Succession Under Hindu Law


The Hindu Succession Act, 1956 is an Act relating to the succession and inheritance of property. This Act lays down a comprehensive and uniform system which incorporates both succession and inheritance. This Act also deals with intestate or unwilled (testamentary) succession. Therefore, this Act combines all the aspects of Hindu succession and brings them into its ambit. This article shall further explore the applicability, and the basic terms and definitions and the rules for succession in the case of males and females.


Section 2 of this Act lays down the applicability of this Act. This Act is applicable to:

  • Any person who is Hindu by religion or any of its forms or developments, including a Virashaiva, Lingayat, or a Brahmo, Prarthna or Arya Samaj follower.
  • Any person who is a Buddhist, Sikh or Jain by religion.
  • Any other person who is not a Muslim, Christian, Parsi, Jew, unless it is proved that such person would not be governed by Hindu law or custom.
  • This Act shall also extend to the whole of India.                                                    However, this Section shall not apply to any Scheduled Tribes covered under the meaning of Article 366 of the Constitution, unless otherwise directed by the Central Government by a notification in the Official Gazette.
  • Who qualifies as a Hindu, Sikh, Jain or Buddhist?
  • A legitimate or illegitimate child, where both of his parents are either Hindus, Buddhists, Jains or Sikhs.
  • A legitimate or illegitimate child, one of whose parents is a Hindu, Buddhist, Jain or Sikh and is brought up as a member of the tribe, community, group or family to which such parent belongs.
  • Any person who is a convert or reconvert to the Hindu, Sikh, Jain or Buddhist religion.

Types of succession

Testamentary Succession

When the succession of the property is governed by a testament or a will, then it is referred to as testamentary succession. Under Hindu law, a Hindu male or female can make the will for the property, including that of a share in the undivided Mitakshara coparcenary property, in favour of anyone. This should be valid and legally enforceable. The distribution will be under the provisions of the will and not through the laws of inheritance. Where the will is not valid, or not legally enforceable, then property can devolve through the law of inheritance.

Intestate Succession 

Intestate has already been defined above as someone who dies leaving behind no will or testament. When such a situation happens, then this property will be distributed among the legal heirs by following the laws of inheritance.

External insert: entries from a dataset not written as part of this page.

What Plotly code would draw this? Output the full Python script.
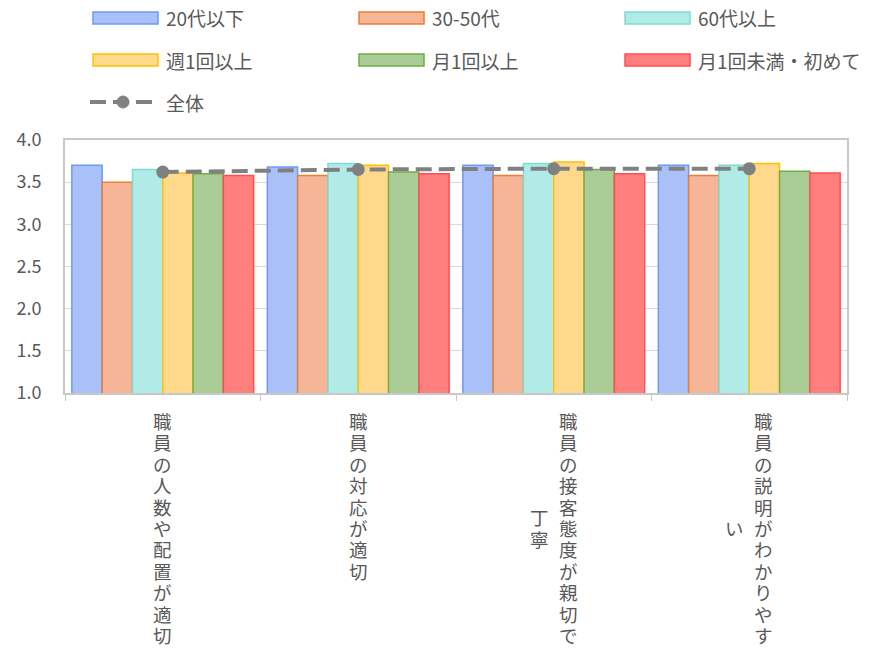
"""Grouped bar chart: staff evaluation by age / visit frequency, with overall line."""
import plotly.graph_objects as go

categories = [
    "職員の人数や配置が適切",
    "職員の対応が適切",
    "職員の接客態度が親切で丁寧",
    "職員の説明がわかりやすい",
]
series_names = ["20代以下", "30-50代", "60代以上", "週1回以上", "月1回以上", "月1回未満・初めて"]
series_values = [
    [3.70, 3.68, 3.70, 3.70],
    [3.50, 3.58, 3.58, 3.58],
    [3.65, 3.72, 3.72, 3.70],
    [3.61, 3.70, 3.74, 3.72],
    [3.60, 3.62, 3.65, 3.63],
    [3.58, 3.60, 3.60, 3.61],
]
overall_name = "全体"
overall_values = [3.62, 3.65, 3.66, 3.66]
y_ticks = [1.0, 1.5, 2.0, 2.5, 3.0, 3.5, 4.0]

fills = ["#aac0f8", "#f6b597", "#b0ebe7", "#fed88b", "#aacd98", "#ff7f7f"]
borders = ["#6e9af2", "#ed7d31", "#7ddcd4", "#ffc000", "#70ad47", "#ff5050"]
TEXT = "#595959"
FONT = "Noto Sans CJK JP"

W, H = 873, 650
L, R, T, B = 65, 847, 140, 393


def px_x(x):
    return (x - L) / (R - L)


def px_y(y):
    return (B - y) / (B - T)


fig = go.Figure()
for name, vals, fc, bc in zip(series_names, series_values, fills, borders):
    fig.add_trace(go.Bar(
        x=categories, y=vals, name=name,
        marker=dict(color=fc, line=dict(color=bc, width=1.5)),
        showlegend=False,
    ))

fig.add_trace(go.Scatter(
    x=categories, y=overall_values, name=overall_name, mode="lines+markers",
    line=dict(color="#808080", width=4, dash="16px,7px"),
    marker=dict(size=13, color="#808080"),
    showlegend=False,
))

# legend drawn by hand to get Excel-like wide swatches
shapes, annotations = [], []
col_x = [93, 359, 625]
row_y = [18, 60, 102]
for i, (name, fc, bc) in enumerate(zip(series_names, fills, borders)):
    x0, y0 = col_x[i % 3], row_y[i // 3]
    shapes.append(dict(
        type="rect", xref="paper", yref="paper",
        x0=px_x(x0), x1=px_x(x0 + 65), y0=px_y(y0 - 6), y1=px_y(y0 + 6),
        fillcolor=fc, line=dict(color=bc, width=1.5),
    ))
    annotations.append(dict(
        text=name, xref="paper", yref="paper", x=px_x(x0 + 71), y=px_y(y0),
        xanchor="left", yanchor="middle", showarrow=False,
        font=dict(size=19, color=TEXT, family=FONT),
    ))
shapes.append(dict(
    type="line", xref="paper", yref="paper",
    x0=px_x(90), x1=px_x(156), y0=px_y(row_y[2]), y1=px_y(row_y[2]),
    line=dict(color="#808080", width=4, dash="16px,7px"),
))
shapes.append(dict(
    type="circle", xref="paper", yref="paper",
    x0=px_x(117), x1=px_x(129), y0=px_y(row_y[2] - 6), y1=px_y(row_y[2] + 6),
    fillcolor="#808080", line=dict(color="#808080", width=1),
))
annotations.append(dict(
    text=overall_name, xref="paper", yref="paper", x=px_x(164), y=px_y(row_y[2]),
    xanchor="left", yanchor="middle", showarrow=False,
    font=dict(size=19, color=TEXT, family=FONT),
))

# vertical (stacked) category labels, one glyph per annotation,
# columns read right to left and centred on each other
LABEL_SIZE = 18.5
PITCH_Y = 21.4
PITCH_X = 29
PER_COL = 11
for cat in categories:
    cols = [cat[i:i + PER_COL] for i in range(0, len(cat), PER_COL)]
    maxlen = max(len(c) for c in cols)
    for k, col in enumerate(cols):
        for j, ch in enumerate(col):
            annotations.append(dict(
                text=ch, xref="x", yref="paper", x=cat, y=0,
                xanchor="center", yanchor="top", showarrow=False,
                xshift=(len(cols) - 1) / 2 * PITCH_X - k * PITCH_X,
                yshift=-13 - ((maxlen - len(col)) / 2 + j) * PITCH_Y,
                font=dict(size=LABEL_SIZE, color=TEXT, family=FONT),
            ))

fig.update_layout(
    width=W, height=H,
    margin=dict(l=L, r=W - R, t=T, b=H - B),
    barmode="group", bargap=0.07, bargroupgap=0,
    paper_bgcolor="white", plot_bgcolor="white",
    font=dict(family=FONT, color=TEXT, size=16),
    shapes=shapes, annotations=annotations,
    showlegend=False,
)
fig.update_xaxes(
    showticklabels=False, ticks="outside", tickson="boundaries", ticklen=6,
    tickcolor="#c8c8c8", showline=True, linecolor="#c8c8c8", linewidth=2,
    mirror=True, showgrid=False,
)
fig.update_yaxes(
    range=[1, 4], tickvals=y_ticks, tickformat=".1f",
    showgrid=True, gridcolor="#d9d9d9", gridwidth=1,
    showline=True, linecolor="#c8c8c8", linewidth=2, mirror=True,
    ticks="", ticklabelstandoff=18, tickfont=dict(size=18, color=TEXT),
    zeroline=False,
)

# drop the page's default 8px body margin so the figure fills the window
fig.write_html(
    "out.html",
    config={"displayModeBar": False},
    post_script="document.body.style.margin = '0';",
)
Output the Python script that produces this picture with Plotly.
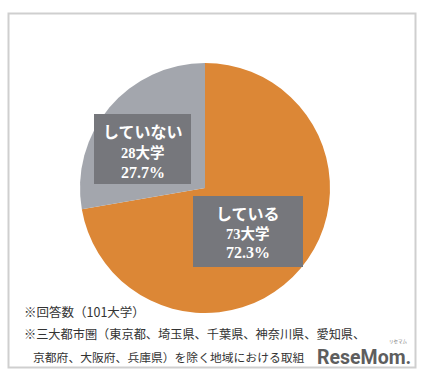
import plotly.graph_objects as go

W, H = 425, 380

categories = ["している", "していない"]
counts = [73, 28]
percents = ["72.3%", "27.7%"]
count_labels = ["73大学", "28大学"]
colors = ["#DC8736", "#A3A6AD"]
footnotes = [
    "※回答数（101大学）",
    "※三大都市圏（東京都、埼玉県、千葉県、神奈川県、愛知県、",
    "京都府、大阪府、兵庫県）を除く地域における取組",
]


def px(x):
    return x / W


def py(y):
    return 1 - y / H


fig = go.Figure()
fig.add_trace(go.Pie(
    labels=categories,
    values=counts,
    sort=False,
    direction="clockwise",
    rotation=0,
    marker=dict(colors=colors, line=dict(width=0)),
    textinfo="none",
    hoverinfo="label+value+percent",
    showlegend=False,
    domain=dict(x=[px(80), px(330)], y=[py(313), py(63)]),
))

shapes = [
    dict(type="rect", xref="paper", yref="paper",
         x0=px(8.5), x1=px(415.5), y0=py(13.5), y1=py(367.5),
         line=dict(color="#CFCFCF", width=2), fillcolor="rgba(0,0,0,0)", layer="below"),
]

boxes = {
    "していない": dict(x0=94, x1=191, y0=114, y1=184, cx=142.5, ys=[131, 152, 172]),
    "している": dict(x0=193, x1=303, y0=196, y1=267, cx=248, ys=[213, 233, 253]),
}

annotations = []
for cat, cnt, pct in zip(categories, count_labels, percents):
    b = boxes[cat]
    shapes.append(dict(type="rect", xref="paper", yref="paper",
                       x0=px(b["x0"]), x1=px(b["x1"]), y0=py(b["y1"]), y1=py(b["y0"]),
                       line=dict(width=0), fillcolor="#76777C", layer="above"))
    annotations.append(dict(xref="paper", yref="paper", x=px(b["cx"]), y=py(b["ys"][0]),
                            text="<b>" + cat + "</b>", showarrow=False,
                            font=dict(family="Noto Sans CJK JP", size=16, color="white"),
                            xanchor="center", yanchor="middle"))
    annotations.append(dict(xref="paper", yref="paper", x=px(b["cx"]), y=py(b["ys"][1]),
                            text="<b>" + cnt + "</b>", showarrow=False,
                            font=dict(family="Liberation Serif, Noto Sans CJK JP", size=14.5, color="white"),
                            xanchor="center", yanchor="middle"))
    annotations.append(dict(xref="paper", yref="paper", x=px(b["cx"]), y=py(b["ys"][2]),
                            text="<b>" + pct + "</b>", showarrow=False,
                            font=dict(family="Liberation Serif", size=16, color="white"),
                            xanchor="center", yanchor="middle"))

foot_pos = [(22, 311, 12.5), (22, 334, 12.2), (31, 356, 11.8)]
for txt, (x, y, s) in zip(footnotes, foot_pos):
    annotations.append(dict(xref="paper", yref="paper", x=px(x), y=py(y), text=txt,
                            showarrow=False, xanchor="left", yanchor="middle",
                            font=dict(family="Noto Sans CJK JP", size=s, color="#333333")))

annotations.append(dict(xref="paper", yref="paper", x=px(413), y=py(357), text="<b>ReseMom.</b>",
                        showarrow=False, xanchor="right", yanchor="middle",
                        font=dict(family="Roboto", size=19.5, color="#5E5E5E")))
annotations.append(dict(xref="paper", yref="paper", x=px(398), y=py(341), text="リセマム",
                        showarrow=False, xanchor="center", yanchor="middle",
                        font=dict(family="Noto Sans CJK JP", size=4.5, color="#777777")))

fig.update_layout(
    width=W, height=H,
    margin=dict(l=0, r=0, t=0, b=0),
    paper_bgcolor="white", plot_bgcolor="white",
    shapes=shapes,
    annotations=annotations,
)

fig.write_html("out.html")
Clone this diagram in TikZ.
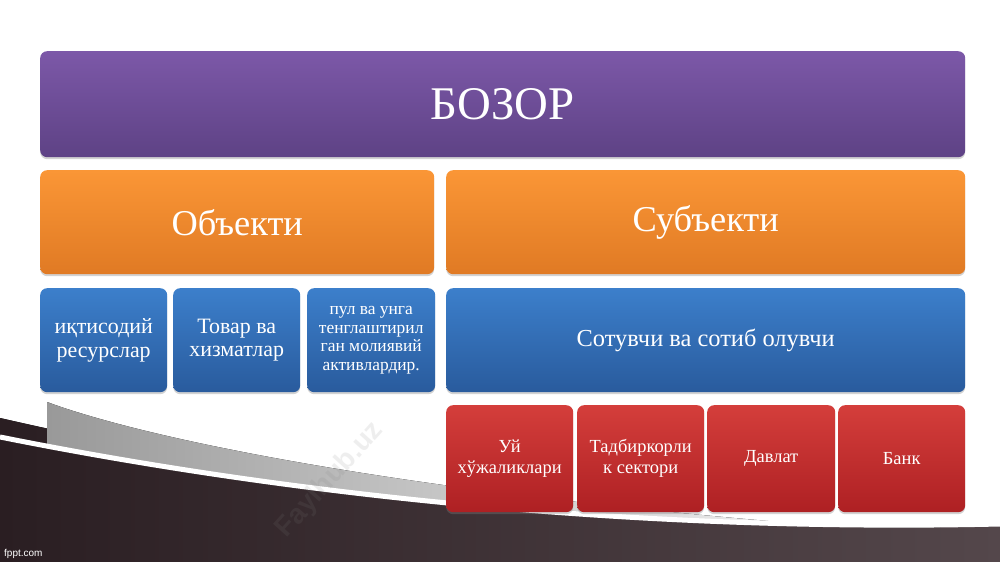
\documentclass[tikz,border=0pt]{standalone}
\usepackage{fontspec}
\setmainfont{Liberation Serif}
\newfontfamily\sansfont{Liberation Sans}
\usepackage{tikz}
\usetikzlibrary{
  shadows,%
  positioning
}
\definecolor{purpletop}{HTML}{7C58A8}
\definecolor{purplebot}{HTML}{5E4285}
\definecolor{orangetop}{HTML}{FA9636}
\definecolor{orangebot}{HTML}{E07A24}
\definecolor{bluetop}{HTML}{3C7FCB}
\definecolor{bluebot}{HTML}{295B9D}
\definecolor{redtop}{HTML}{D43E3B}
\definecolor{redbot}{HTML}{AE2023}
\definecolor{swdark}{HTML}{2A1E22}
\definecolor{swlight}{HTML}{54474B}
\tikzset{
  box/.style={rounded corners=7bp, anchor=north west, text=white, align=center,
    inner sep=2bp, drop shadow={opacity=0.35, shadow xshift=0bp, shadow yshift=-2bp}},
  purplebox/.style={box, top color=purpletop, bottom color=purplebot},
  orangebox/.style={box, top color=orangetop, bottom color=orangebot},
  bluebox/.style={box, top color=bluetop, bottom color=bluebot},
  redbox/.style={box, top color=redtop, bottom color=redbot},
  wm/.style={text=gray, opacity=0.13, font=\sansfont\bfseries\fontsize{28}{30}\selectfont}
}

\begin{document}
\begin{tikzpicture}[x=1bp, y=-1bp]
  \useasboundingbox[fill=white] (0,0) rectangle (1000,562);
  % bottom swoosh
  \fill[left color=swdark, right color=swlight] (0,418) .. controls (250,475) and (600,538) .. (1000,526) -- (1000,562) -- (0,562) -- cycle;
  \begin{scope}
    \clip (0,0) -- (0,437) .. controls (250,487) and (600,533) .. (1000,524) -- (1000,0) -- cycle;
    \fill[left color=gray!80, right color=gray!15] (47,402) .. controls (150,440) and (400,490) .. (780,522) -- (780,560) -- (47,560) -- cycle;
  \end{scope}
  \draw[white, line width=5bp] (0,437) .. controls (250,487) and (600,533) .. (1000,524);
  \node[text=white, font=\sansfont\fontsize{10}{12}\selectfont, anchor=south west, inner sep=0pt] (fppt) at (4,559) {fppt.com};

  % watermark
  \node[wm, rotate=48] (wm) at (330,480) {Faylhub.uz};

  % top level
  \node[purplebox, minimum width=925bp, minimum height=106bp, font=\fontsize{47}{52}\selectfont] (bozor) at (40,51) {БОЗОР};

  \node[orangebox, minimum width=394bp, minimum height=104bp, font=\fontsize{36.5}{42}\selectfont] (obyekt) at (40,170) {Объекти};
  \node[orangebox, minimum width=519bp, minimum height=104bp, font=\fontsize{36.5}{42}\selectfont] (subyekt) at (446,170) {Субъекти};

  % objects
  \node[bluebox, minimum width=127bp, minimum height=104bp, font=\fontsize{22}{24}\selectfont] (resurs) at (40,288) {иқтисодий\\ ресурслар};
  \node[bluebox, minimum width=127bp, minimum height=104bp, font=\fontsize{22}{24}\selectfont] (tovar) at (173,288) {Товар ва\\ хизматлар};
  \node[bluebox, minimum width=128bp, minimum height=104bp, font=\fontsize{17.5}{18.7}\selectfont] (pul) at (307,288) {пул ва унга\\ тенглаштирил\\ ган молиявий\\ активлардир.};

  % subjects
  \node[bluebox, minimum width=519bp, minimum height=104bp, font=\fontsize{24.5}{28}\selectfont] (sotuvchi) at (446,288) {Сотувчи ва сотиб олувчи};
  \node[redbox, minimum width=127bp, minimum height=107bp, font=\fontsize{18.5}{21}\selectfont] (uy) at (446,405) {Уй\\ хўжаликлари};
  \node[redbox, minimum width=127bp, minimum height=107bp, font=\fontsize{18.5}{21}\selectfont] (tadbir) at (577,405) {Тадбиркорли\\ к сектори};
  \node[redbox, minimum width=128bp, minimum height=107bp, font=\fontsize{18.5}{21}\selectfont] (davlat) at (707,405) {Давлат};
  \node[redbox, minimum width=127bp, minimum height=107bp, font=\fontsize{18.5}{21}\selectfont] (bank) at (838,405) {Банк};
\end{tikzpicture}
\end{document}
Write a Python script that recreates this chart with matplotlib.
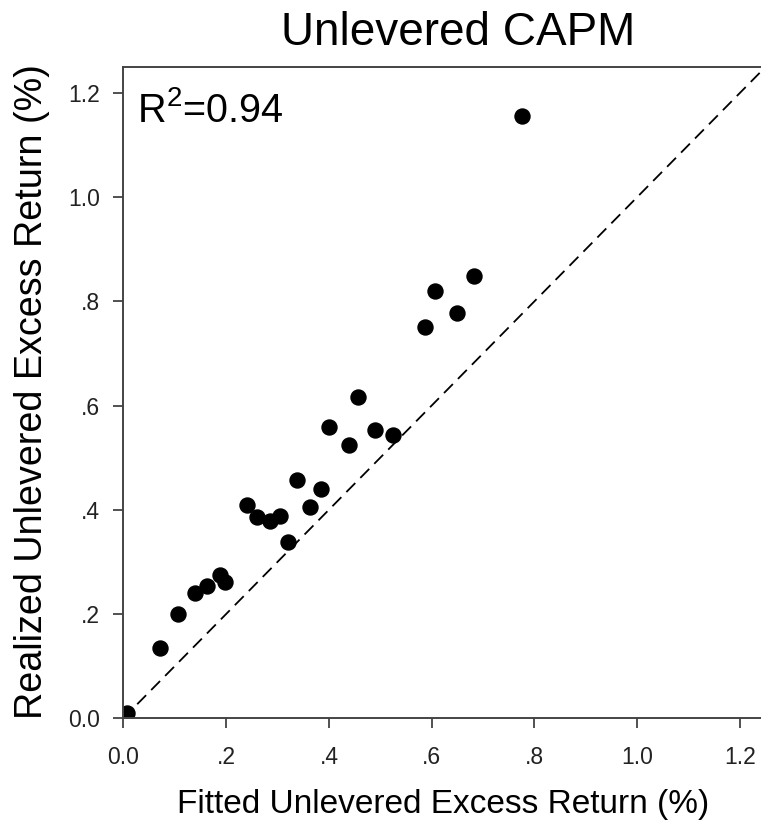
import matplotlib
matplotlib.use("Agg")
import matplotlib.pyplot as plt

plt.rcParams['font.family'] = ['Liberation Sans', 'DejaVu Sans']
plt.rcParams['mathtext.fontset'] = 'custom'
plt.rcParams['mathtext.rm'] = 'Liberation Sans'

# dados (%)
fitted = [0.007, 0.071, 0.107, 0.139, 0.162, 0.189, 0.198, 0.241, 0.261, 0.285,
          0.305, 0.321, 0.337, 0.363, 0.385, 0.401, 0.440, 0.457, 0.490, 0.525,
          0.587, 0.606, 0.649, 0.682, 0.775]
realized = [0.010, 0.134, 0.201, 0.240, 0.254, 0.275, 0.262, 0.409, 0.386, 0.379,
            0.388, 0.339, 0.457, 0.406, 0.440, 0.558, 0.525, 0.617, 0.553, 0.544,
            0.750, 0.820, 0.777, 0.849, 1.155]
tick_vals = [0.0, 0.2, 0.4, 0.6, 0.8, 1.0, 1.2]
tick_labels = ['0.0', '.2', '.4', '.6', '.8', '1.0', '1.2']
r2 = 0.94

fig = plt.figure(figsize=(7.61, 8.25), dpi=100)
ax = fig.add_axes([0.162, 0.1293, 0.8443, 0.7899])

# linha de 45 graus
ax.plot([0, 1.25], [0, 1.25], color='black', linestyle=(0, (7, 4)), linewidth=1.3, zorder=1)
ax.plot(fitted, realized, 'o', color='black', markersize=10.8, zorder=2)

ax.set_xlim(0, 1.25)
ax.set_ylim(0, 1.25)
ax.set_xticks(tick_vals)
ax.set_xticklabels(tick_labels)
ax.set_yticks(tick_vals)
ax.set_yticklabels(tick_labels)
ax.tick_params(direction='out', length=7, width=1.2, color='#333333',
               labelsize=16.5, labelcolor='#222222')
ax.tick_params(axis='x', pad=13)
ax.tick_params(axis='y', pad=10)
ax.spines['right'].set_visible(False)
for s in ['left', 'bottom', 'top']:
    ax.spines[s].set_color('#444444')
    ax.spines[s].set_linewidth(1.4)

ax.text(0.027, 1.1445, r'R$^{\mathregular{2}}$=' + f'{r2:.2f}', fontsize=28.5, va='baseline', ha='left')

fig.text(0.602, 0.945, 'Unlevered CAPM', fontsize=33, ha='center', va='baseline')
fig.text(0.582, 0.014, 'Fitted Unlevered Excess Return (%)', fontsize=24, ha='center', va='baseline')
fig.text(0.042, 0.5255, 'Realized Unlevered Excess Return (%)', fontsize=27.2, rotation=90,
         ha='center', va='center')

fig.savefig('out.png', dpi=100)
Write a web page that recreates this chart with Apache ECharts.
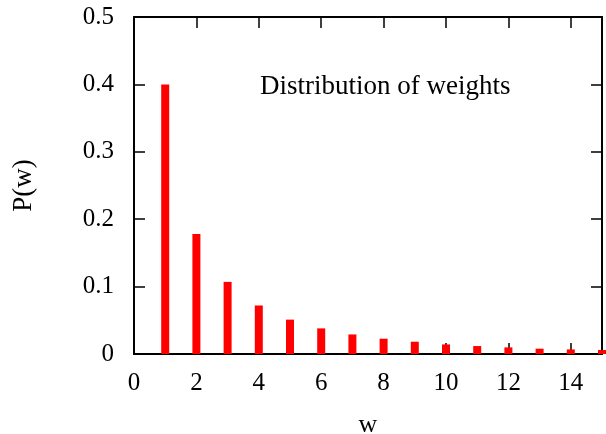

 This article explored some basic terms and definitions used in the Hindu Succession Act, 1956. There are four classes of heirs to which property devolves in case if a Hindu dies leaving behind a will, in which case he becomes intestate. This property devolves through these classes. If no one from the earlier class is present,then it devolves to the next class and so on. Lastly, thisvarticle also explored the 2005 Amendment to this Act, which brought much needed protection to women rights regarding property.